= Archway (card game) =

Solitaire card game

Archway is a patience or solitaire card game of the open builder type that uses two packs of 52 playing cards. Its goal is to bring all 104 cards into the foundation. It was invented by David Parlett, and is based on an old French solitaire game called La Chatelaine (Lady of the Manor).

== Description ==
=== Layout ===
The game starts by placing one of each ace (A♥, A♠, A♦, A♣) and one of each king (K♥, K♠, K♦, K♣) at the bottom of your playing area. These cards will be your foundation. At the middle of the playing area, the tableau is created by randomly dealing 4 columns of 12 cards all face up.

All the remaining cards are placed in one of the 13 reserve piles that are placed like an archway around the tableau. Each of the reserve piles corresponds to the face value of a card; the aces will be the first one on the left side, the kings will be the first one on the right side, and the 7 will be at the top of your archway.

=== Playing ===
The goal is to move cards from the tableau and the reserve piles to the foundation to form 4 piles from ace to king (1 for each suit) and 4 piles of king to ace (1 for each suit). Any reserve card can be moved from the reserve pile to the foundation as long as the card is the next in the foundation suite. Only the top most card of a tableau pile can be moved to a foundation pile. If a tableau pile is empty, any card can be placed at the location of the empty pile.

=== Winning ===
The game is won when all eight foundation piles count 13 cards each, each pile containing only one suite and all cards in order, from aces to kings or from kings to aces. The game is lost when no more moves are possible and the foundations are not completed.

== Variations ==

Archway rarely works out successfully, and the chances of winning have been estimated as having less than 1%. The rules described in The Playing Card Kit make the game slightly easier by allowing cards to be moved from the tableau to the reserve piles.

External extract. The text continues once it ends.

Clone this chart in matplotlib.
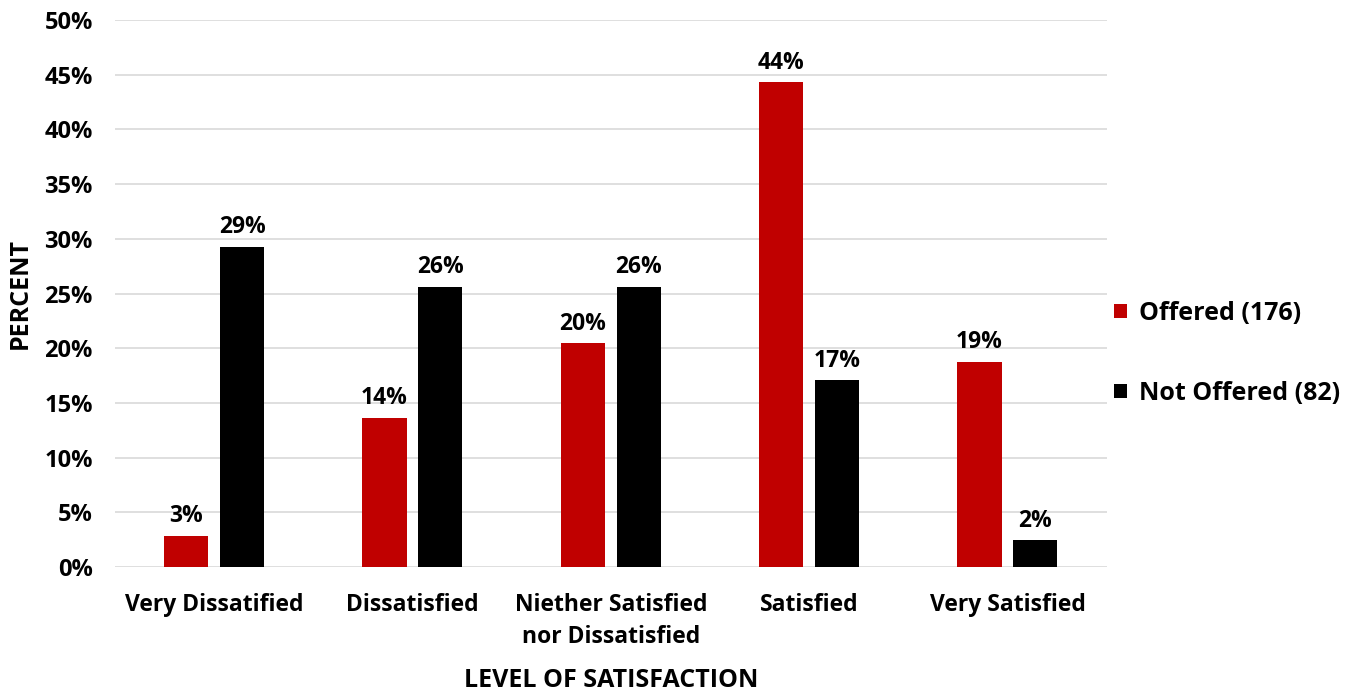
import numpy as np
import matplotlib.pyplot as plt

plt.rcParams['font.family'] = ['Open Sans', 'DejaVu Sans']
plt.rcParams['font.weight'] = 'bold'

categories = ['Very Dissatified', 'Dissatisfied', 'Niether Satisfied\nnor Dissatisfied',
              'Satisfied', 'Very Satisfied']
# respondent counts per satisfaction level
offered_counts = [5, 24, 36, 78, 33]
not_offered_counts = [24, 21, 21, 14, 2]
offered_n = 176
not_offered_n = 82

offered = np.array(offered_counts) / offered_n * 100
not_offered = np.array(not_offered_counts) / not_offered_n * 100

red = '#c00000'
black = '#000000'

fig = plt.figure(figsize=(13.64, 6.92), dpi=100)
ax = fig.add_axes([0.0843, 0.1806, 0.727, 0.7904])

x = np.arange(len(categories))
w = 0.222
off = 0.141
b1 = ax.bar(x - off, offered, w, color=red, label='Offered (176)', zorder=3)
b2 = ax.bar(x + off, not_offered, w, color=black, label='Not Offered (82)', zorder=3)

for bars, vals in [(b1, offered), (b2, not_offered)]:
    for b, v in zip(bars, vals):
        ax.text(b.get_x() + b.get_width() / 2, v + 0.7, f'{v:.0f}%',
                ha='center', va='bottom', fontsize=16.5, fontweight='bold')

ax.set_xlim(-0.5, 4.5)
ax.set_ylim(0, 50)
ax.set_yticks(np.arange(0, 51, 5))
ax.set_yticklabels([f'{t}%' for t in range(0, 51, 5)], fontsize=17, fontweight='bold')
ax.set_xticks(x)
ax.set_xticklabels(categories, fontsize=16.5, fontweight='bold', linespacing=1.4)
ax.tick_params(length=0)
ax.tick_params(axis='x', pad=19)
ax.tick_params(axis='y', pad=16)
ax.grid(axis='y', color='#d9d9d9', linewidth=1.2, zorder=0)
for s in ax.spines.values():
    s.set_visible(False)

ax.set_ylabel('PERCENT', fontsize=18, fontweight='bold', labelpad=8)
ax.set_xlabel('LEVEL OF SATISFACTION', fontsize=18, fontweight='bold', labelpad=14)

ax.legend(loc='center left', bbox_to_anchor=(1.0, 0.391), frameon=False,
          fontsize=18, handlelength=0.5, handleheight=0.5, handletextpad=0.5,
          labelspacing=2.2, borderaxespad=0, borderpad=0.3)

fig.savefig('out.png', dpi=100)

Archway was based on La Châtelaine (also called Lady of the Manor), which begins with eight aces as foundations, with the goal of building all these up to kings. Unlike Archway, the starting tableau consists of four face-up piles rather than four columns where all the cards are visible. Although it is not an open information game like Archway, Lady of the Manor is considerably easier to win, because building on the foundations happens regardless of suit.